_DO THIS_
Print, word for word, every line from the beginning of the listing up to and including the line with "const yMinorTicks = [250, 750, 1250, 1750, 2250, 2750];". Pictures are to be excluded.

_GIVEN INFORMATION_

══════════

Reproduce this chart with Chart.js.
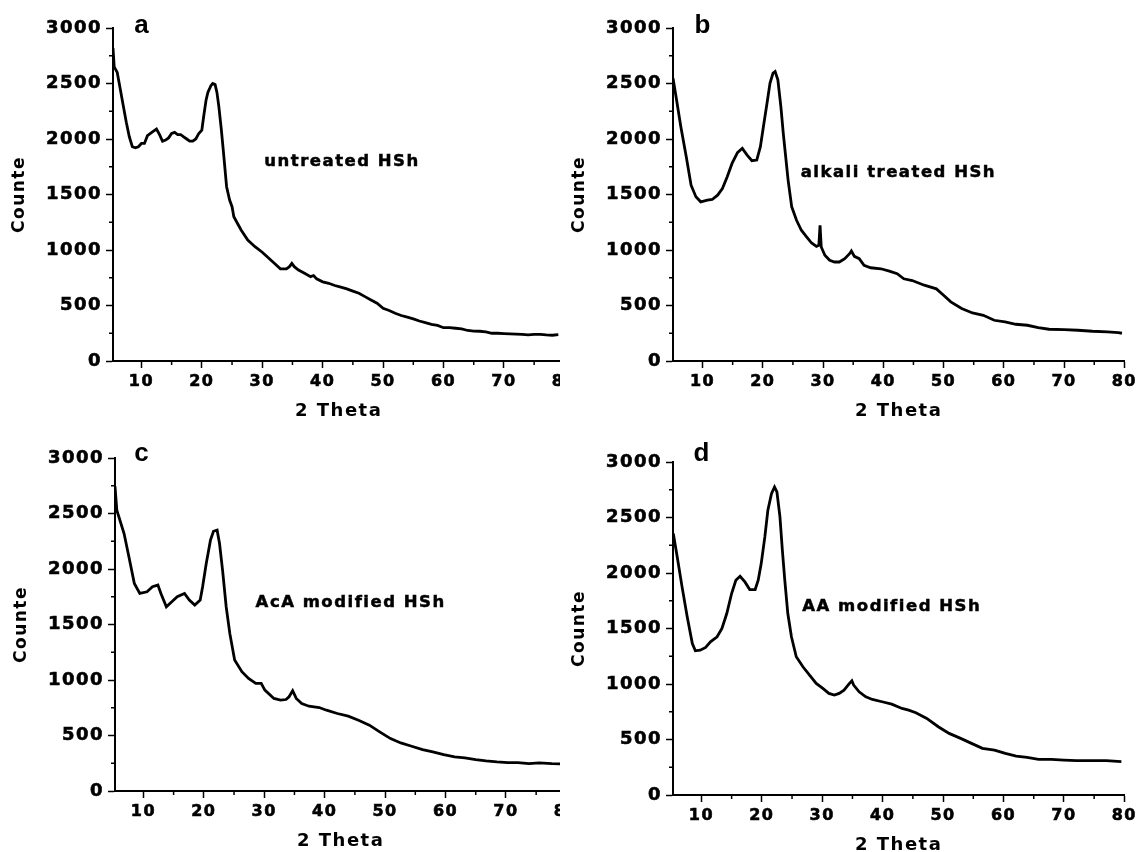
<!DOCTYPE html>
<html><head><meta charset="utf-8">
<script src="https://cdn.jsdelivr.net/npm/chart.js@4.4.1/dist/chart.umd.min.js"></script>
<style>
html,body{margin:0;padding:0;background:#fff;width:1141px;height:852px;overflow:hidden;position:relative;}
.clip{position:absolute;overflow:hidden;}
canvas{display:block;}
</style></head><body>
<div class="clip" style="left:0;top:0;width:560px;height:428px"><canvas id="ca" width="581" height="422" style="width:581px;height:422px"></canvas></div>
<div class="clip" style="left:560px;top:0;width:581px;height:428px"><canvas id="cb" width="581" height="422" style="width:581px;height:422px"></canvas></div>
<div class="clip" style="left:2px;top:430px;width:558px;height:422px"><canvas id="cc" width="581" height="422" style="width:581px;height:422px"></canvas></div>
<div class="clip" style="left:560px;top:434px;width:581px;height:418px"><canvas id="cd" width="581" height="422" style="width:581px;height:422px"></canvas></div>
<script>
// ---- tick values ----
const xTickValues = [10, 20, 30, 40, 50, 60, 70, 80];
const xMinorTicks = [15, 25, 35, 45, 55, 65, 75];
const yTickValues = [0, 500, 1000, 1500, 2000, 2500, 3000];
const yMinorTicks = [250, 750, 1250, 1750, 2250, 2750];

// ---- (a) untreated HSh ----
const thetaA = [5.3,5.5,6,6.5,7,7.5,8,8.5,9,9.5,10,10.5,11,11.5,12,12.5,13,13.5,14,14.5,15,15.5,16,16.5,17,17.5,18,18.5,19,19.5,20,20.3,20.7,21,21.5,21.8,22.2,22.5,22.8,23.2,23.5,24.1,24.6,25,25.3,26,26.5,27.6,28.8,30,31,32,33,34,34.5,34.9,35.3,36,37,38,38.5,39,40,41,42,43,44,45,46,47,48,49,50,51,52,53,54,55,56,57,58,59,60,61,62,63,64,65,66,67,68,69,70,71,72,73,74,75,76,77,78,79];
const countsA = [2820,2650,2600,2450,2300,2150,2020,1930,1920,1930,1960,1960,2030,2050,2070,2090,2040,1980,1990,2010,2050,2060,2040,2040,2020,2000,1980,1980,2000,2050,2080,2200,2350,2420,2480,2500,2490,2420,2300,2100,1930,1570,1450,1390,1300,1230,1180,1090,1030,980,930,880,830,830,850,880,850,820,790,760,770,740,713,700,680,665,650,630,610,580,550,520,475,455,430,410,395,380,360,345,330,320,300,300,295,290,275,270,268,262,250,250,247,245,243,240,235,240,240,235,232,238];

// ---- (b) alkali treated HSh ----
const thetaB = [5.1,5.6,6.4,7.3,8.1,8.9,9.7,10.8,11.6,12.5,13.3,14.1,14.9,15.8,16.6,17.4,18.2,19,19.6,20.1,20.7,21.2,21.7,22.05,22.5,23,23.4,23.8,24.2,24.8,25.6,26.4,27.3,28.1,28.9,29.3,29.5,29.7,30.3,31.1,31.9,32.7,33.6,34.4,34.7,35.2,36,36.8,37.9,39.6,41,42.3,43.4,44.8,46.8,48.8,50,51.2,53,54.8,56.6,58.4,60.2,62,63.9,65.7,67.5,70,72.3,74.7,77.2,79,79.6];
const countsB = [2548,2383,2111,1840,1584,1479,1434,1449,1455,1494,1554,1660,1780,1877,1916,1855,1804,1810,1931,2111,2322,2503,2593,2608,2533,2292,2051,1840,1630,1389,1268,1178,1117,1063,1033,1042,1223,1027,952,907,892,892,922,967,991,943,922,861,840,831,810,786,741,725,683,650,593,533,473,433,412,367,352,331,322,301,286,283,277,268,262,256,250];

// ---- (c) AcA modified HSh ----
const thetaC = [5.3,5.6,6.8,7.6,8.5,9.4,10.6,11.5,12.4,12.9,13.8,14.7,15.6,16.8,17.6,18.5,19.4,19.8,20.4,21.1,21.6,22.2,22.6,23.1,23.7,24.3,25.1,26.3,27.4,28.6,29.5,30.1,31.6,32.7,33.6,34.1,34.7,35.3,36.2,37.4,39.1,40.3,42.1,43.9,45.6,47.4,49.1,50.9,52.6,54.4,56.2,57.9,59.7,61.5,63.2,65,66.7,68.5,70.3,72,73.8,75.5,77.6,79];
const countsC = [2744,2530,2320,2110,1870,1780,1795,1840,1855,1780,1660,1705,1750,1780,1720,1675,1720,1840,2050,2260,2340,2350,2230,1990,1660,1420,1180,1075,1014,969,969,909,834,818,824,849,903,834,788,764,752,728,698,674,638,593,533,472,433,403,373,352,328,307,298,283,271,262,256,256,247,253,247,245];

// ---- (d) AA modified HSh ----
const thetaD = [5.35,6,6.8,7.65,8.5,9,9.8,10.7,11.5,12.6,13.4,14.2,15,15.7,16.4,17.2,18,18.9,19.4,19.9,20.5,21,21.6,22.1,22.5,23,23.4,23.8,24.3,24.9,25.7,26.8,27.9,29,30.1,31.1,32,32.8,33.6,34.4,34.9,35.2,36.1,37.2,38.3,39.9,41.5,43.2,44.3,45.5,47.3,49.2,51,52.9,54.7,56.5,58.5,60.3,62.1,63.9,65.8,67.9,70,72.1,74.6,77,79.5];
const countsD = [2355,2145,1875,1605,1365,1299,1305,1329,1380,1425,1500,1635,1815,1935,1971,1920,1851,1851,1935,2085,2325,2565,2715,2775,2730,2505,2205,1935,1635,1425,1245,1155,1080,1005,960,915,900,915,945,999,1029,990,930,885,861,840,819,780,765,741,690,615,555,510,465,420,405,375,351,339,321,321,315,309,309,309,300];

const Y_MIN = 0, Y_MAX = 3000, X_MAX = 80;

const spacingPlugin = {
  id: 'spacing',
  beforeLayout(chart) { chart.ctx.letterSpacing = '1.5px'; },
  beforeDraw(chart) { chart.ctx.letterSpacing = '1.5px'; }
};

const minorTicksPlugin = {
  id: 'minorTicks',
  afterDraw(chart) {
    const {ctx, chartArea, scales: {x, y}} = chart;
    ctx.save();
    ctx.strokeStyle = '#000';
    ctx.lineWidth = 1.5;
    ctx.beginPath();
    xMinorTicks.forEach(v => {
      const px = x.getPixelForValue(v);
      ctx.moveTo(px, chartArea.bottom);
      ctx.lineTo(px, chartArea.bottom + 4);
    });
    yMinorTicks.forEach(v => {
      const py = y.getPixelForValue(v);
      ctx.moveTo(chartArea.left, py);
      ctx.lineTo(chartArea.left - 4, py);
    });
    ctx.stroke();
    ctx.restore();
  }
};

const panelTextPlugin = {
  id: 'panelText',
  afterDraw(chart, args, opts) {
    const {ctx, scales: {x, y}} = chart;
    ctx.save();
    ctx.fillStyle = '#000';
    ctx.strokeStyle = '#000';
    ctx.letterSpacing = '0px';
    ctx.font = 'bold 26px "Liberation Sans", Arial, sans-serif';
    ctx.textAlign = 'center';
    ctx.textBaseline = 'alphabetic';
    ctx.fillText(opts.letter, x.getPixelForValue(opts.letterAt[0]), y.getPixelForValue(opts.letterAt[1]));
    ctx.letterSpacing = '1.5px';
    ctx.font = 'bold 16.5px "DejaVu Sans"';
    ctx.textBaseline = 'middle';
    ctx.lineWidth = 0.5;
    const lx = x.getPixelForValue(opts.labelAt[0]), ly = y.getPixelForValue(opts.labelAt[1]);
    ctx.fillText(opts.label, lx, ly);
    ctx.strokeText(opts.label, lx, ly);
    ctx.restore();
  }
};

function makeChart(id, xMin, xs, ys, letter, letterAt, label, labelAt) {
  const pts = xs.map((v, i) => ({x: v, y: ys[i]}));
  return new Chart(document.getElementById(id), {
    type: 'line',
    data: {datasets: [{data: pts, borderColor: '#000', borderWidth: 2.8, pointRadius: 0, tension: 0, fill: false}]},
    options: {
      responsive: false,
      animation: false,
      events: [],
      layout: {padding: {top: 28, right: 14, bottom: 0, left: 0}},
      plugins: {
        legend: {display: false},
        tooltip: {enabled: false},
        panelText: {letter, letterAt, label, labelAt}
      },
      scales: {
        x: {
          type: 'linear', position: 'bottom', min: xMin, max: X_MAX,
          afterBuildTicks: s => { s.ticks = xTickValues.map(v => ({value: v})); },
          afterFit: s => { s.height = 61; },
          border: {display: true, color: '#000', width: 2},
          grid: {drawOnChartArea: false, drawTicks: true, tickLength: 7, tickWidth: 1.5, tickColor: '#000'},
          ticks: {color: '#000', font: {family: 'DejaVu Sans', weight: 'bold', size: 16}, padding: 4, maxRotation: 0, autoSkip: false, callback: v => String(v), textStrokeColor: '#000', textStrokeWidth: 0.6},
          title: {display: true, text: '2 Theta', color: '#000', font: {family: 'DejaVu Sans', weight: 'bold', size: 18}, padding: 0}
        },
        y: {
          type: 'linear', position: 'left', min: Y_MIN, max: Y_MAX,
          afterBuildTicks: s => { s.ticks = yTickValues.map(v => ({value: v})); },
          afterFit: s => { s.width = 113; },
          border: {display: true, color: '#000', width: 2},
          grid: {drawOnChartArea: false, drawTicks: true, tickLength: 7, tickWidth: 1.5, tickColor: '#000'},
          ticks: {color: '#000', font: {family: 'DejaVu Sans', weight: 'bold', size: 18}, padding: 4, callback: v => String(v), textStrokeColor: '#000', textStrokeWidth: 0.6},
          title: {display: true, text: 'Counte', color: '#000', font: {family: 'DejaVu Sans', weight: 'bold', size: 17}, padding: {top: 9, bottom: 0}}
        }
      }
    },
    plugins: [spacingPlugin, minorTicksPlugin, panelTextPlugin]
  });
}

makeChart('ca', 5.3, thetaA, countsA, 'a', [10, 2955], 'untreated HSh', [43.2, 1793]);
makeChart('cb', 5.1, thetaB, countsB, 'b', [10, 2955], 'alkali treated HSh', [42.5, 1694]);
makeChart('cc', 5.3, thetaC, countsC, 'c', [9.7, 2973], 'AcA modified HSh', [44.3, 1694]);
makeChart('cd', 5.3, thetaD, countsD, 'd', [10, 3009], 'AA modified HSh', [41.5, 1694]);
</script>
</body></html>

══════════

_THE OUTPUT_
Reproduce this chart with Chart.js.
<!DOCTYPE html>
<html><head><meta charset="utf-8">
<script src="https://cdn.jsdelivr.net/npm/chart.js@4.4.1/dist/chart.umd.min.js"></script>
<style>
html,body{margin:0;padding:0;background:#fff;width:1141px;height:852px;overflow:hidden;position:relative;}
.clip{position:absolute;overflow:hidden;}
canvas{display:block;}
</style></head><body>
<div class="clip" style="left:0;top:0;width:560px;height:428px"><canvas id="ca" width="581" height="422" style="width:581px;height:422px"></canvas></div>
<div class="clip" style="left:560px;top:0;width:581px;height:428px"><canvas id="cb" width="581" height="422" style="width:581px;height:422px"></canvas></div>
<div class="clip" style="left:2px;top:430px;width:558px;height:422px"><canvas id="cc" width="581" height="422" style="width:581px;height:422px"></canvas></div>
<div class="clip" style="left:560px;top:434px;width:581px;height:418px"><canvas id="cd" width="581" height="422" style="width:581px;height:422px"></canvas></div>
<script>
// ---- tick values ----
const xTickValues = [10, 20, 30, 40, 50, 60, 70, 80];
const xMinorTicks = [15, 25, 35, 45, 55, 65, 75];
const yTickValues = [0, 500, 1000, 1500, 2000, 2500, 3000];
const yMinorTicks = [250, 750, 1250, 1750, 2250, 2750];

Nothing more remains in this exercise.